Include the line containing "p.ygrid.visible = False" and all lines before it, repeated exactly from the listing below, without pictures.

--------------------

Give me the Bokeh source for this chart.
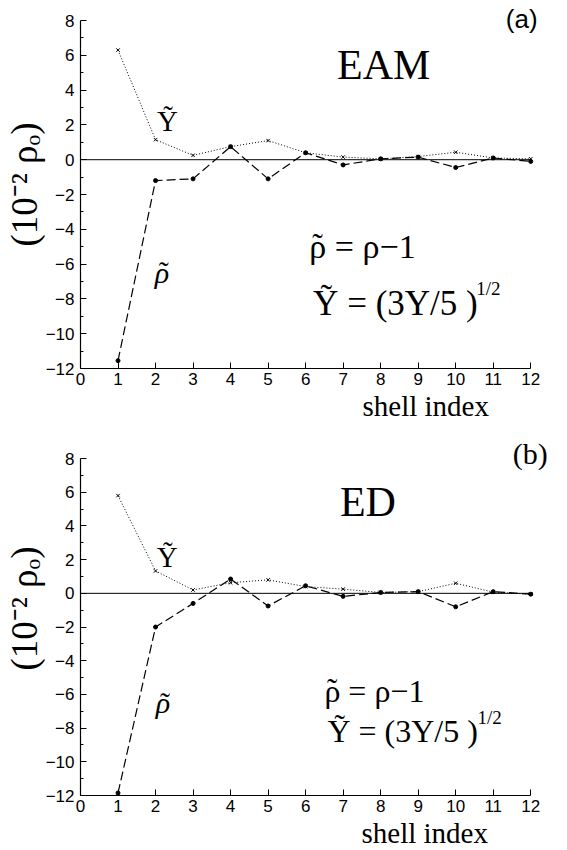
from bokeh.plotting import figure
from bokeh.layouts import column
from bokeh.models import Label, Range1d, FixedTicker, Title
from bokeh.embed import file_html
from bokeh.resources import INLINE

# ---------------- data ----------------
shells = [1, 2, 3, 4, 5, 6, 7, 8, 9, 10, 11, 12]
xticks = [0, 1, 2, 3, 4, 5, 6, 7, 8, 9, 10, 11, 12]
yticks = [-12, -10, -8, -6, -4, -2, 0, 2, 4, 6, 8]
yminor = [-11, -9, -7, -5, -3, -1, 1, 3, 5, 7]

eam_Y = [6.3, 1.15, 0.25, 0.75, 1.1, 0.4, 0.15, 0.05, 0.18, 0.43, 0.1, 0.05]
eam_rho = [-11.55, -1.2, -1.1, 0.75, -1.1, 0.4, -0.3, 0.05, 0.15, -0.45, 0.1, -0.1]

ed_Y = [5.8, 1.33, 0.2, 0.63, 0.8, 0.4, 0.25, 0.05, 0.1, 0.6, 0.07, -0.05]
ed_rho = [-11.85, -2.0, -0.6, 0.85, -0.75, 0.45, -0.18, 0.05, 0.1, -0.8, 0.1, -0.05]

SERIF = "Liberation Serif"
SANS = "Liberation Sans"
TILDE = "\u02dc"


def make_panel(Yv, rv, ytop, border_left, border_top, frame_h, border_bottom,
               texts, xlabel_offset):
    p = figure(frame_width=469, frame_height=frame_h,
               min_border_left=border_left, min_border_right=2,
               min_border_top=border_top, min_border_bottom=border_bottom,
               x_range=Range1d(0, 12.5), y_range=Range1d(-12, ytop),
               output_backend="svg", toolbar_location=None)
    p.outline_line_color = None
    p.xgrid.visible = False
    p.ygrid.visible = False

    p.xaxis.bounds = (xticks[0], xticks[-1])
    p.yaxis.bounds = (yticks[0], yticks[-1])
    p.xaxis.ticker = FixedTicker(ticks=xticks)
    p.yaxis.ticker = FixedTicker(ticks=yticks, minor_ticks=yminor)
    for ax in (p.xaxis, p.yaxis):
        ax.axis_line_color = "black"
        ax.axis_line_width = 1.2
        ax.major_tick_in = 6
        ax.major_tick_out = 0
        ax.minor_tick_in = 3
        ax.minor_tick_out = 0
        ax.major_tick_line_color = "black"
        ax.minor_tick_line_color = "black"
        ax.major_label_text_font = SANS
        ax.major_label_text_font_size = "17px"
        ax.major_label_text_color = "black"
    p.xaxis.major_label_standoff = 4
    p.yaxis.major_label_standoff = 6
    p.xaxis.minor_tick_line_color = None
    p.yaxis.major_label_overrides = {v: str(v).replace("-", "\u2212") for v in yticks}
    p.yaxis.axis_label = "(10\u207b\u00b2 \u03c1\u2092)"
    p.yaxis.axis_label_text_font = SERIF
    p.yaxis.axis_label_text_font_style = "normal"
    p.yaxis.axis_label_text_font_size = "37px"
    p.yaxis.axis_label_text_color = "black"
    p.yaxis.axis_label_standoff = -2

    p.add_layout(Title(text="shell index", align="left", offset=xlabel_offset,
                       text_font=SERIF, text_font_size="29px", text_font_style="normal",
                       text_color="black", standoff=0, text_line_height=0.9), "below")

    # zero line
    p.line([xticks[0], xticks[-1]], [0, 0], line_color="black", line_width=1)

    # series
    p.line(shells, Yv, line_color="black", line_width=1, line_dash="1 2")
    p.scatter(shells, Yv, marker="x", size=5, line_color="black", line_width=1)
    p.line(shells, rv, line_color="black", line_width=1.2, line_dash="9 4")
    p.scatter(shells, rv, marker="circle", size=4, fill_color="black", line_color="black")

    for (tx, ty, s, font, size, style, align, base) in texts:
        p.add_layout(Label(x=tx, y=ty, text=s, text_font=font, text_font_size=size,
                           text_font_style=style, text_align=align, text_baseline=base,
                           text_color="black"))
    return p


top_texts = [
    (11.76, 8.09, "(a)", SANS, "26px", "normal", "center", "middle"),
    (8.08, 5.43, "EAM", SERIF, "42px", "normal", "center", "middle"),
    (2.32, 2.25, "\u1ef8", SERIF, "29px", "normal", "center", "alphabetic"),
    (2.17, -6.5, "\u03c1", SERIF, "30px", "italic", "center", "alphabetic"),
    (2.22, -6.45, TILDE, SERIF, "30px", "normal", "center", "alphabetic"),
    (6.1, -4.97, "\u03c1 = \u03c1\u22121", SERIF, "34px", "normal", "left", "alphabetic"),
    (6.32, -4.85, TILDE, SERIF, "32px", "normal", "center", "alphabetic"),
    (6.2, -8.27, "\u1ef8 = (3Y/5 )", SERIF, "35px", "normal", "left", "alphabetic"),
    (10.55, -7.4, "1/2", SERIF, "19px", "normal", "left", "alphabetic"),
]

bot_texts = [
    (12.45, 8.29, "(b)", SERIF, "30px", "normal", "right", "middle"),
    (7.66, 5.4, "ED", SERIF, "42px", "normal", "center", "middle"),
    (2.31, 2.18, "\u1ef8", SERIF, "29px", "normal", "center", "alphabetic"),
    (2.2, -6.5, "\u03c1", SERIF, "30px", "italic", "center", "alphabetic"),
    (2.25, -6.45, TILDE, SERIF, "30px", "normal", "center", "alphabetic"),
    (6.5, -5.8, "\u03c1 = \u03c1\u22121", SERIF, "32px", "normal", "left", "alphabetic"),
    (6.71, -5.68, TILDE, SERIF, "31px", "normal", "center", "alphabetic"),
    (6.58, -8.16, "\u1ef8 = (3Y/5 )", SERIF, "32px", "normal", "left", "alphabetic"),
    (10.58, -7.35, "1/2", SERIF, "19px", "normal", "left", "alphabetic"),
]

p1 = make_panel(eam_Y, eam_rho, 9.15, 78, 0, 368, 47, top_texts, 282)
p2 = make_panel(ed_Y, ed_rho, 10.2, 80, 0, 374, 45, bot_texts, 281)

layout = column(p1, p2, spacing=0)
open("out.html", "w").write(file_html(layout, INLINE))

--------------------

▶ **PROBLEM SOLUTION**:
Give me the Bokeh source for this chart.
from bokeh.plotting import figure
from bokeh.layouts import column
from bokeh.models import Label, Range1d, FixedTicker, Title
from bokeh.embed import file_html
from bokeh.resources import INLINE

# ---------------- data ----------------
shells = [1, 2, 3, 4, 5, 6, 7, 8, 9, 10, 11, 12]
xticks = [0, 1, 2, 3, 4, 5, 6, 7, 8, 9, 10, 11, 12]
yticks = [-12, -10, -8, -6, -4, -2, 0, 2, 4, 6, 8]
yminor = [-11, -9, -7, -5, -3, -1, 1, 3, 5, 7]

eam_Y = [6.3, 1.15, 0.25, 0.75, 1.1, 0.4, 0.15, 0.05, 0.18, 0.43, 0.1, 0.05]
eam_rho = [-11.55, -1.2, -1.1, 0.75, -1.1, 0.4, -0.3, 0.05, 0.15, -0.45, 0.1, -0.1]

ed_Y = [5.8, 1.33, 0.2, 0.63, 0.8, 0.4, 0.25, 0.05, 0.1, 0.6, 0.07, -0.05]
ed_rho = [-11.85, -2.0, -0.6, 0.85, -0.75, 0.45, -0.18, 0.05, 0.1, -0.8, 0.1, -0.05]

SERIF = "Liberation Serif"
SANS = "Liberation Sans"
TILDE = "\u02dc"


def make_panel(Yv, rv, ytop, border_left, border_top, frame_h, border_bottom,
               texts, xlabel_offset):
    p = figure(frame_width=469, frame_height=frame_h,
               min_border_left=border_left, min_border_right=2,
               min_border_top=border_top, min_border_bottom=border_bottom,
               x_range=Range1d(0, 12.5), y_range=Range1d(-12, ytop),
               output_backend="svg", toolbar_location=None)
    p.outline_line_color = None
    p.xgrid.visible = False
    p.ygrid.visible = False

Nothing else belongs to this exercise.